UK Politics

Fueling grievances

Peter Clarke, who was head of Scotland Yard’s counter terrorism command, makes a plea for the politics to be taken out of the anti-terrorism bill debate. I would suggest people to read the whole thing, but this part struck a chord:

Comparisons with foreign jurisdictions are regularly rolled out, but as often as not they are looking at apples and pears. The assertions are often simplistic, selective and at times plain wrong. In this country, a suspect must be produced before a court within 48 hours of arrest. Whatever the fate of the Government’s 42-day proposal, this will not change. To suggest, as some do, that what is being proposed amounts to internment or the suspension of habeus corpus is extraordinary and misleading.
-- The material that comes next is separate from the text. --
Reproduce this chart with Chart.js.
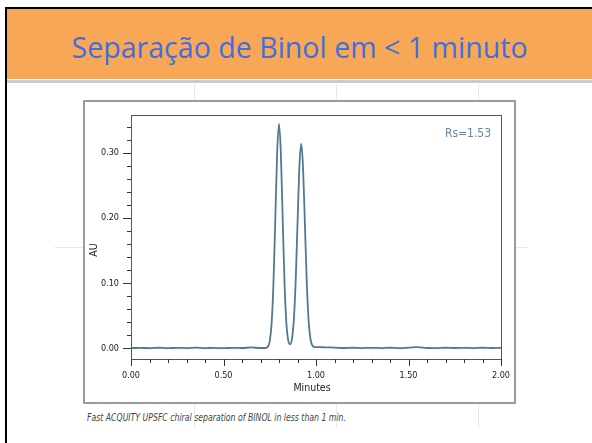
<!DOCTYPE html>
<html lang="pt">
<head>
<meta charset="UTF-8">
<title>Separação de Binol em &lt; 1 minuto</title>
<script src="https://cdn.jsdelivr.net/npm/chart.js"></script>
<style>
  html, body { margin: 0; padding: 0; background: #fff; }
  body { width: 592px; height: 443px; position: relative; overflow: hidden; }
  .frame-left { position: absolute; left: 5px; top: 7px; width: 2px; height: 436px; background: #000; }
  .frame-top { position: absolute; left: 5px; top: 7px; width: 587px; height: 2px; background: #000; }
  .title-bar { position: absolute; left: 7px; top: 9px; width: 585px; height: 70px; background: #f8a756; }
  .title-rule { position: absolute; left: 7px; top: 80px; width: 585px; height: 3px; background: #cbcbcb; }
  .title-text { position: absolute; left: 0; width: 600px; top: 32px; line-height: 29px; text-align: center; white-space: nowrap; }
  .title-text span { display: inline-block; vertical-align: top; font-family: 'Open Sans', sans-serif; font-size: 29px; line-height: 29px; color: #3f6fdf; transform-origin: center; }
  .guide { position: absolute; background: #e8e8e8; }
  .figure { position: absolute; left: 83px; top: 100px; width: 433px; height: 304px; border: 2px solid #9b9b9b; box-sizing: border-box; background: #fff; }
  .figure canvas { position: absolute; left: 0; top: 0; }
  .caption { position: absolute; left: 87px; top: 411px; line-height: 12px; white-space: nowrap; }
  .caption span { display: inline-block; vertical-align: top; font-family: 'Liberation Sans Narrow', 'DejaVu Sans Condensed', sans-serif; font-style: italic; font-size: 10.5px; line-height: 12px; color: #444; transform-origin: left center; }
</style>
</head>
<body>
  <div class="guide" style="left:194px; top:84px; width:1px; height:344px;"></div>
  <div class="guide" style="left:336px; top:84px; width:1px; height:344px;"></div>
  <div class="guide" style="left:478px; top:84px; width:1px; height:344px;"></div>
  <div class="guide" style="left:55px; top:247px; width:472px; height:1px;"></div>

  <div class="frame-top"></div>
  <div class="frame-left"></div>
  <div class="title-bar"></div>
  <div class="title-rule"></div>
  <div class="title-text"><span id="title">Separação de Binol em &lt; 1 minuto</span></div>

  <div class="figure">
    <canvas id="chromChart" width="429" height="300"></canvas>
  </div>
  <div class="caption"><span id="caption">Fast ACQUITY UPSFC chiral separation of BINOL in less than 1 min.</span></div>

<script>
  // retention time (min) and absorbance (AU)
  const minutes = [
    0.00, 0.05, 0.10, 0.15, 0.20, 0.25, 0.30, 0.35, 0.40, 0.45, 0.50, 0.55, 0.60, 0.65, 0.70,
    0.72, 0.73, 0.74, 0.75, 0.76, 0.77, 0.78, 0.79, 0.80, 0.81, 0.82, 0.83, 0.84, 0.85,
    0.86, 0.87, 0.88, 0.89, 0.90, 0.91, 0.92, 0.93, 0.94, 0.95, 0.96, 0.97, 0.98, 0.99, 1.00,
    1.02, 1.05, 1.10, 1.15, 1.20, 1.25, 1.30, 1.35, 1.40, 1.45, 1.50, 1.55, 1.60, 1.65, 1.70,
    1.75, 1.80, 1.85, 1.90, 1.95, 2.00
  ];
  const absorbance = [
    0.0005, 0.0008, 0.0004, 0.0010, 0.0003, 0.0009, 0.0005, 0.0011, 0.0004, 0.0008, 0.0003, 0.0009, 0.0006, 0.0014, 0.0006,
    0.0006, 0.0009, 0.0029, 0.0113, 0.0380, 0.0994, 0.1982, 0.3000, 0.3445, 0.3000, 0.1982, 0.0994, 0.0381, 0.0120,
    0.0063, 0.0146, 0.0430, 0.1024, 0.1909, 0.2775, 0.3145, 0.2775, 0.1909, 0.1024, 0.0430, 0.0145, 0.0045, 0.0022, 0.0018,
    0.0019, 0.0016, 0.0012, 0.0006, 0.0010, 0.0005, 0.0009, 0.0004, 0.0010, 0.0005, 0.0011, 0.0020, 0.0006, 0.0005, 0.0010,
    0.0006, 0.0009, 0.0005, 0.0010, 0.0006, 0.0008
  ];
  const xTickLabels = [0, 0.5, 1.0, 1.5, 2.0];
  const yTickLabels = [0, 0.1, 0.2, 0.3];
  const resolutionText = 'Rs=1.53';

  const narrowFont = "'Liberation Sans Narrow', 'DejaVu Sans Condensed', sans-serif";
  Chart.defaults.font.family = narrowFont;
  Chart.defaults.color = '#222';

  function fitWidth(el, target) {
    const w = el.getBoundingClientRect().width;
    el.style.transform = 'scaleX(' + (target / w) + ')';
  }
  fitWidth(document.getElementById('title'), 456);
  fitWidth(document.getElementById('caption'), 259);

  // frame, tick marks and annotations of the chromatogram
  const chromFrame = {
    id: 'chromFrame',
    afterDatasetsDraw(chart) {
      const ctx = chart.ctx;
      const a = chart.chartArea;
      const x = chart.scales.x;
      const y = chart.scales.y;
      ctx.save();
      ctx.strokeStyle = '#555';
      ctx.lineWidth = 1;
      ctx.strokeRect(Math.round(a.left) + 0.5, Math.round(a.top) + 0.5,
        Math.round(a.right - a.left), Math.round(a.bottom - a.top));

      ctx.strokeStyle = '#333';
      ctx.beginPath();
      for (let i = 0; i <= 20; i++) {
        const px = Math.round(x.getPixelForValue(i * 0.1)) + 0.5;
        const len = i % 5 === 0 ? 7 : 4;
        ctx.moveTo(px, a.bottom);
        ctx.lineTo(px, a.bottom + len);
      }
      for (let i = 0; i <= 17; i++) {
        const py = Math.round(y.getPixelForValue(i * 0.02)) + 0.5;
        const len = i % 5 === 0 ? 8 : 4;
        ctx.moveTo(a.left, py);
        ctx.lineTo(a.left - len, py);
      }
      ctx.stroke();

      ctx.fillStyle = '#222';
      ctx.font = '10.5px ' + narrowFont;
      ctx.textAlign = 'center';
      ctx.textBaseline = 'middle';
      ctx.fillText('Minutes', (a.left + a.right) / 2 - 4, a.bottom + 29);

      ctx.save();
      ctx.translate(a.left - 37, (a.top + a.bottom) / 2 + 13);
      ctx.rotate(-Math.PI / 2);
      ctx.fillText('AU', 0, 0);
      ctx.restore();

      ctx.fillStyle = '#6787a3';
      ctx.font = '12px ' + narrowFont;
      ctx.fillText(resolutionText, a.right - 33, a.top + 19);
      ctx.restore();
    }
  };

  const ctx = document.getElementById('chromChart').getContext('2d');
  const chromChart = new Chart(ctx, {
    type: 'line',
    data: {
      labels: minutes,
      datasets: [{
        label: 'BINOL',
        data: minutes.map((t, i) => ({ x: t, y: absorbance[i] })),
        borderColor: '#547891',
        borderWidth: 1.8,
        pointRadius: 0,
        cubicInterpolationMode: 'monotone',
        fill: false
      }]
    },
    options: {
      responsive: false,
      animation: false,
      layout: { padding: { top: 13, right: 13, left: 0, bottom: 0 } },
      plugins: {
        legend: { display: false },
        tooltip: { enabled: false }
      },
      scales: {
        x: {
          type: 'linear',
          min: 0,
          max: 2,
          grid: { display: false, drawTicks: false },
          border: { display: false },
          afterBuildTicks: scale => { scale.ticks = xTickLabels.map(v => ({ value: v })); },
          // fixed axis size, and no extra end padding from the tick label padding
          afterFit: scale => { scale.height = 43; scale.paddingLeft = 0; scale.paddingRight = 0; },
          ticks: {
            padding: 11,
            maxRotation: 0,
            font: { size: 9 },
            callback: v => Number(v).toFixed(2)
          }
        },
        y: {
          type: 'linear',
          min: -0.0163,
          max: 0.3583,
          grid: { display: false, drawTicks: false },
          border: { display: false },
          afterBuildTicks: scale => { scale.ticks = yTickLabels.map(v => ({ value: v })); },
          afterFit: scale => { scale.width = 46; scale.paddingTop = 0; scale.paddingBottom = 0; },
          ticks: {
            padding: 12,
            font: { size: 9 },
            callback: v => Number(v).toFixed(2)
          }
        }
      }
    },
    plugins: [chromFrame]
  });
</script>
</body>
</html>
The police have been accused of exaggerating the terrorist threat, supposedly for political purposes. The fact that this is untrue doesn’t matter – it creates a perception that resonates with some in the Muslim communities. In fact, the sheer weight of convictions and guilty pleas in terrorist cases has actually opened the door to a more useful discussion than was previously possible with those who were sceptical about the scale of terrorism in the UK. Will extending pre-charge detention put that at risk? My experience is that, as long as police actions are explained as soon as possible and result in convictions in due course, they receive the overwhelming support of all communities. I firmly believe the risk to community relations is overplayed.

Indeed, it is hardly rational to suggest the UK state is involved in victimisation of the Muslim Community given the recent actions of the West Midlands Police and the new proposals to start a non-custodial de-programming scheme for extremists. However, there is a danger that some of the hyperbole over the anti-terror legislation could be doing the terrorists’ propaganda job for them.

It was one of Al Qaeda’s tactical views that they could provoke the West into indiscriminate acts of oppression, in order to increase their support and obtain recruits. Hence the wide-spread use of the shameful photographs of Abu Ghraib, and the claiming of the orange jumpsuits meme, in their propaganda. This is la politique du pire. As Michael Ignatieff put it in The Lesser Evil:

If terrorists can provoke the state into atrocity, this will begin to erode the willingness of a democratic public to continue the fight. Democracies may have the stomach for the occasional atrocity, but over the long term a policy of atrocity is unsustainable. It is important for liberal democracies not to succumb to this provocation, not to allow attack to become the pretext for abandoning law altogether.

The trick for the state is to control the upward spiral, while the terrorists attempt to cause the system to escalate the measures taken against the population. Ignatieff gives the example of the Russian Nihilists in the 19th century, who specifically targeted reformers of the czarist sytem in order to push it into a more reactionary form that would lose the support of the people.

So we need to guard against abandoning the rule of law and state oppression. But does the proposed anti-terror legislation come vaguely close to this? Of course not. And for that reason, opponents should be careful with the language they use. Take David Davis, for example, responding to the counseling for terrorists programme:

Shadow home secretary David Davis said of today’s publication: ‘This is pointless when the Government is fuelling the problem it is seeking to solve with its draconian approach to 42 days.’

Draconian is a strong word, and the bill is no longer asking for 42 days, but the ability for 42 days to be obtained in specific circumstances. Michael Burleigh [longer version here] is of the opinion that David Cameron is best able to fight the UK’s war on terror:

The one British politician who grasps the need to be as frank as our American cousins about the threat from terrorists who are actively plotting indiscriminate slaughter is not the prime minister, who appears to be locked into the globalising vapidities that thrill Davos seminars, but David Cameron. The leader of the opposition understands the existential threat from jihadism and has comprehensive ideas about how to combat it that will link foreign, defence and security policies. He is fully conscious of the need to balance ancient liberties with the right to stay alive.

Well, it might just help if opponents of the anti-terror legislations, including Cameron’s team, didn’t fuel grievances about supposed state persecution, when the bill is not a disproportionate response to a threat that threatens the safety of all communities in the UK.